Arrochar litter sink

£5,000 awarded

Grantee: The GRAB Trust

Duration:  9 months (July 2025 – March 2026) 

Update: The CivTech challenge is now live, and accepting applications from innovators with ideas to tackle the challenge.

Background

Marine litter is an extensive environmental problem on the West Coast of Scotland – with significant impacts on wildlife and local residents. In Arrochar, a village in the Loch Lomond and Trossachs National Park, the pollution is particularly bad. A combination of topography, currents, and winds results in large volumes of plastic waste being deposited, generating what the Scottish Government have officially designated a ‘litter sink’.

The Project

The GRAB Trust has been tackling marine litter in Argyll and Bute since 1999, and has previously been supported by HIEF.

A variety of solutions to the Arrochar litter sink have been trialled in the past, for example using diggers to lift the plastic-entangled seaweed to landfill. These have been neither cost effective or sustainable, and the GRAB Trust is now exploring innovative solutions through participation in the CivTech programme.

CivTech is a government backed programme designed to develop new solutions to real world problems. By bringing together public, private, and third sector organisations, CivTech invites innovators to prototype their ideas and develop a working solution.
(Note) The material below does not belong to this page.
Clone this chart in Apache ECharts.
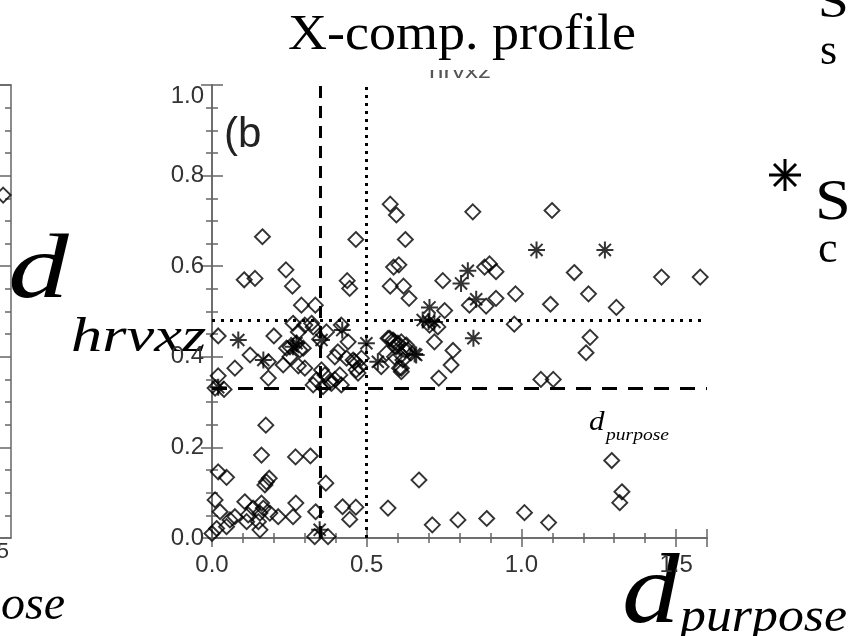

In the context of Arrochar, this solution could be a technology capable of separating plastic from seaweed or preventing the waste from accumulating in the first place. There is potential for technology to be developed that would help to address this problem elsewhere in Scotland and further afield.

This HIEF grant will support the GRAB Trust’s costs to participate in the ‘Exploration’ phase of the programme.